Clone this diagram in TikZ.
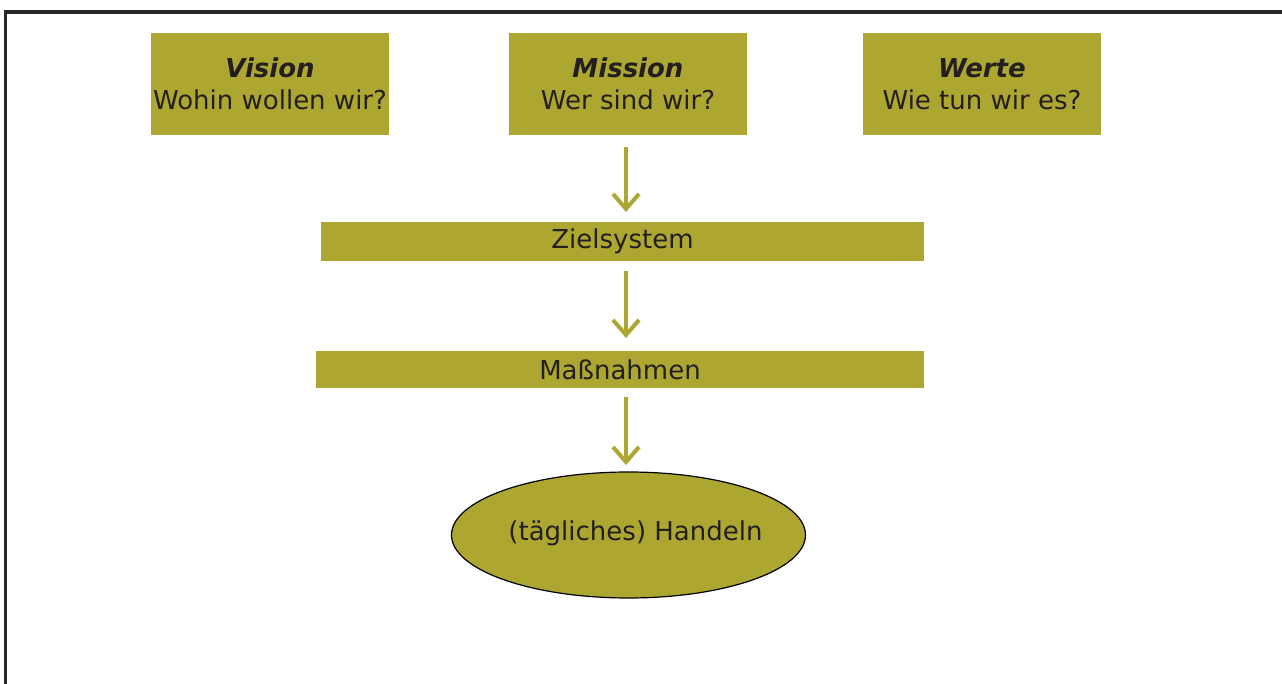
\documentclass[tikz,border=0pt]{standalone}
\usepackage{fontspec}
\setmainfont{DejaVu Sans}
\usepackage{xcolor}
\usetikzlibrary{arrows.meta,shapes.geometric}
\definecolor{olive}{RGB}{173,167,50}
\definecolor{ink}{RGB}{35,31,32}

\begin{document}
\begin{tikzpicture}[x=0.5pt, y=-0.5pt, font=\fontsize{13}{16}\selectfont, text=ink,
  box/.style={fill=olive, inner sep=0pt, minimum width=119pt, minimum height=51pt, align=center},
  bar/.style={fill=olive, inner sep=0pt},
  flow/.style={-{Straight Barb[length=7.5pt, width=13pt, line width=2pt]}, olive, line width=2pt}]
   \useasboundingbox (0,0) rectangle (1282,684);
   \draw [line width=1.6pt, black!85] (5.5,684) -- (5.5,12) -- (1282,12);

   \node [box] (vision) at (270 , 84) {\textbf{\textit{Vision}}\\Wohin wollen wir?};
   \node [box] (mission) at (628 , 84) {\textbf{\textit{Mission}}\\Wer sind wir?};
   \node [box] (werte) at (982 , 84) {\textbf{\textit{Werte}}\\Wie tun wir es?};
   \node [bar, minimum width=301.5pt, minimum height=19.5pt] (ziel) at (622.5 , 241.5) {Zielsystem};
   \node [bar, minimum width=304pt, minimum height=18.5pt] (massnahmen) at (620 , 369.5) {Maßnahmen};
   \node [ellipse, draw=black, line width=0.6pt, fill=olive, minimum width=177pt, minimum height=63pt, inner sep=0pt] (handeln) at (628.5 , 535) {\raisebox{4pt}{\makebox[0pt]{\hspace{7pt}(tägliches) Handeln}}};

   \draw [flow, shorten <=6pt, shorten >=5pt] (626,135) -- (626,222);
   \draw [flow, shorten <=5pt, shorten >=6.5pt] (626,261) -- (626,351);
   \draw [flow, shorten <=4.5pt, shorten >=3.5pt] (626,388) -- (626,472);
\end{tikzpicture}
\end{document}
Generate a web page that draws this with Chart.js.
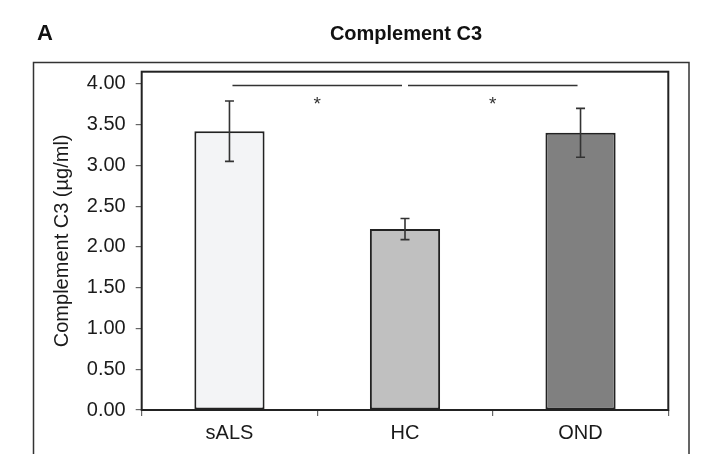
:::
Transcribe each line above verbatim, with the pictures left out.

__Solution to the exercise__:
Clone this diagram in TikZ.
\documentclass[tikz,border=0pt]{standalone}
\usepackage{fontspec}
\setmainfont{DejaVu Sans}
\usepackage{xcolor}
\usetikzlibrary{arrows.meta,shapes.geometric}
\definecolor{olive}{RGB}{173,167,50}
\definecolor{ink}{RGB}{35,31,32}

\begin{document}
\begin{tikzpicture}[x=0.5pt, y=-0.5pt, font=\fontsize{13}{16}\selectfont, text=ink,
  box/.style={fill=olive, inner sep=0pt, minimum width=119pt, minimum height=51pt, align=center},
  bar/.style={fill=olive, inner sep=0pt},
  flow/.style={-{Straight Barb[length=7.5pt, width=13pt, line width=2pt]}, olive, line width=2pt}]
   \useasboundingbox (0,0) rectangle (1282,684);
   \draw [line width=1.6pt, black!85] (5.5,684) -- (5.5,12) -- (1282,12);

   \node [box] (vision) at (270 , 84) {\textbf{\textit{Vision}}\\Wohin wollen wir?};
   \node [box] (mission) at (628 , 84) {\textbf{\textit{Mission}}\\Wer sind wir?};
   \node [box] (werte) at (982 , 84) {\textbf{\textit{Werte}}\\Wie tun wir es?};
   \node [bar, minimum width=301.5pt, minimum height=19.5pt] (ziel) at (622.5 , 241.5) {Zielsystem};
   \node [bar, minimum width=304pt, minimum height=18.5pt] (massnahmen) at (620 , 369.5) {Maßnahmen};
   \node [ellipse, draw=black, line width=0.6pt, fill=olive, minimum width=177pt, minimum height=63pt, inner sep=0pt] (handeln) at (628.5 , 535) {\raisebox{4pt}{\makebox[0pt]{\hspace{7pt}(tägliches) Handeln}}};

   \draw [flow, shorten <=6pt, shorten >=5pt] (626,135) -- (626,222);
   \draw [flow, shorten <=5pt, shorten >=6.5pt] (626,261) -- (626,351);
   \draw [flow, shorten <=4.5pt, shorten >=3.5pt] (626,388) -- (626,472);
\end{tikzpicture}
\end{document}
Generate a web page that draws this with Chart.js.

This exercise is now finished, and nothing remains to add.